Secondly, the speed of the data capture with the RFID system was less than 5% of the time taken in a manual process.
Example use case: Picture a large warehouse full of inventory, any kind of inventory. Almost every organisation running such a place would require a monthly, perhaps quarterly or possibly just an annual check of that inventory. The cost of doing that is high, and the accuracy of a manual process is low. So you have a high-cost low accuracy process, which basically means an expensive waste of time.
By using an RFID based, probably a UHF passive system, the process is entirely different. The read accuracy should be 99%+, and the speed of the process should equate to less than a couple of percent of a manual process. The end result is a very accurate, very quick stock take, which has great value both in terms of time saved and stock management.
But, and it’s a big but, you shouldn’t need to do that at all! The fact you have an RFID-based asset tracking/management system operational means you should have a live asset database that’s accurate, wouldn’t that be a revelation?
What are the challenges? This is where our service comes in, The Tagging Team Ltd, specialise in the implementation element of RFID Asset Tracking... We apply the tags. The challenges are broader than that though. To successfully integrate a system you will require a hardware infrastructure to read the tags and transfer the data to the database. That database may well react/communicate/integrate with some of your existing management systems, that’s part of the installation challenge. The better the system you buy, the more flexible both the infrastructure and the integrations are likely to be.
Back to the tagging element of the process. There are challenges here too, particularly getting it right first time. We’ve seen many instances of poor tagging implementation rendering the system close to useless, we’re back to the rubbish in rubbish out scenario. It’s advisable to seek expert help on the tagging element of any RFID implementation, those experts will know how to do it, what the risks are, how to manage quality and how to complete it on schedule with the highest possible productivity.
Using agency staff should not be considered as a sensible option, again we’ve seen the results of this approach on many occasions, indeed we have fixed the problems caused by this approach on many occasions. We would also recommend that internal staff are not ideally placed to provide the tagging element of the work, we have seen similar results to agency staff from internal staff, for various reasons.

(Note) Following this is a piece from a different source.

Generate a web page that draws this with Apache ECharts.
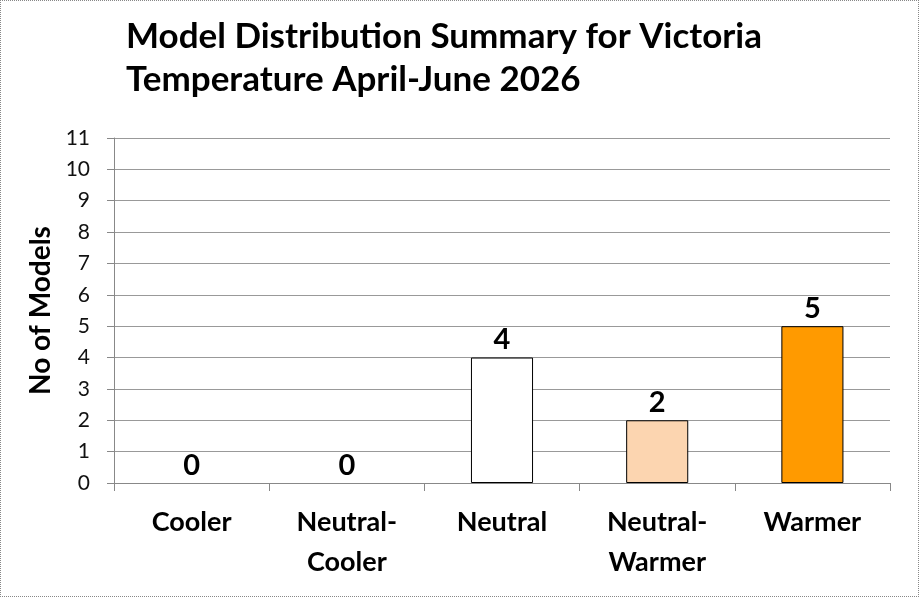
<!DOCTYPE html>
<html>
<head>
<meta charset="utf-8">
<script src="https://cdn.jsdelivr.net/npm/echarts@6/dist/echarts.min.js"></script>
<style>
html,body{margin:0;padding:0;background:#fff;}
#c{width:917px;height:595px;border:1px dotted #888;}
</style>
</head>
<body>
<div id="c"></div>
<script>
const titleLines = ['Model Distribution Summary for Victoria', 'Temperature April-June 2026'];
const categories = ['Cooler', 'Neutral-\nCooler', 'Neutral', 'Neutral-\nWarmer', 'Warmer'];
const values = [0, 0, 4, 2, 5];
const barColors = ['#ffffff', '#ffffff', '#ffffff', '#FCD5B0', '#FF9A00'];
const yTicks = [0, 1, 2, 3, 4, 5, 6, 7, 8, 9, 10, 11];
const yName = 'No of Models';

const chart = echarts.init(document.getElementById('c'));
const font = 'Lato, "Open Sans", sans-serif';
chart.setOption({
  animation: false,
  title: {
    text: titleLines.join('\n'),
    left: 120, top: 9,
    textStyle: {fontFamily: font, fontSize: 35, fontWeight: 'bold', color: '#000', lineHeight: 43}
  },
  grid: {left: 113, right: 28, top: 137, bottom: 113, containLabel: false},
  xAxis: {
    type: 'category',
    data: categories,
    axisLine: {lineStyle: {color: '#888', width: 1}},
    axisTick: {show: true, length: 8, alignWithLabel: false, lineStyle: {color: '#888'}},
    axisLabel: {fontFamily: font, fontSize: 27, fontWeight: 'bold', color: '#000', lineHeight: 40, margin: 19, interval: 0}
  },
  yAxis: {
    type: 'value',
    min: yTicks[0], max: yTicks[yTicks.length - 1], interval: 1,
    name: yName,
    nameLocation: 'middle',
    nameRotate: 90,
    nameGap: 59,
    nameTextStyle: {fontFamily: font, fontSize: 28, fontWeight: 'bold', color: '#000'},
    axisLine: {show: true, lineStyle: {color: '#888', width: 1}},
    axisTick: {show: true, length: 7, lineStyle: {color: '#888'}},
    axisLabel: {fontFamily: font, fontSize: 21, color: '#111', margin: 24},
    splitLine: {show: true, lineStyle: {color: '#999', width: 1}}
  },
  series: [{
    type: 'bar',
    barWidth: '40%',
    data: values.map((v, i) => ({value: v, itemStyle: {color: barColors[i], borderColor: '#000', borderWidth: v > 0 ? 1 : 0}})),
    label: {show: true, position: 'top', distance: 3, fontFamily: font, fontSize: 29, fontWeight: 'bold', color: '#000'}
  }]
});
</script>
</body>
</html>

Using a commercial RFID tagging company will provide a set budget for the installation of tags, often a price per asset tagged option is available, giving you an absolute vision of the unit cost. Additionally, and more importantly, quality is guaranteed, not that errors will never be made, they will be, but a commercial tagging company will have systems in place to highlight those errors, and repairing them would be part of the service. These checks can and should be both data checks and physical checks.
If you plan to operate your own RFID tagging project we’d suggest you register here, we’ll send you a project plan template which should ensure nothing is missed in the process of planning and implementation.
RFID asset tracking is a method to quickly and efficiently monitor assets of almost any type. It protects from losses, manages the use of your assets, maximises returns on assets, increases overall efficiency and ultimately saves both time and money. Maximum efficiency is achieved through intense management of any tagged assets, creating all the obvious benefits that surround that result.
The RFID element of the system is the conduit from the asset itself to the database that manages the asset data. A number of RFID system types can be utilised with different benefits and costs to each.
The key challenges revolve around implementation, from tagging your assets to setting up a reader infrastructure and integrating with your current systems.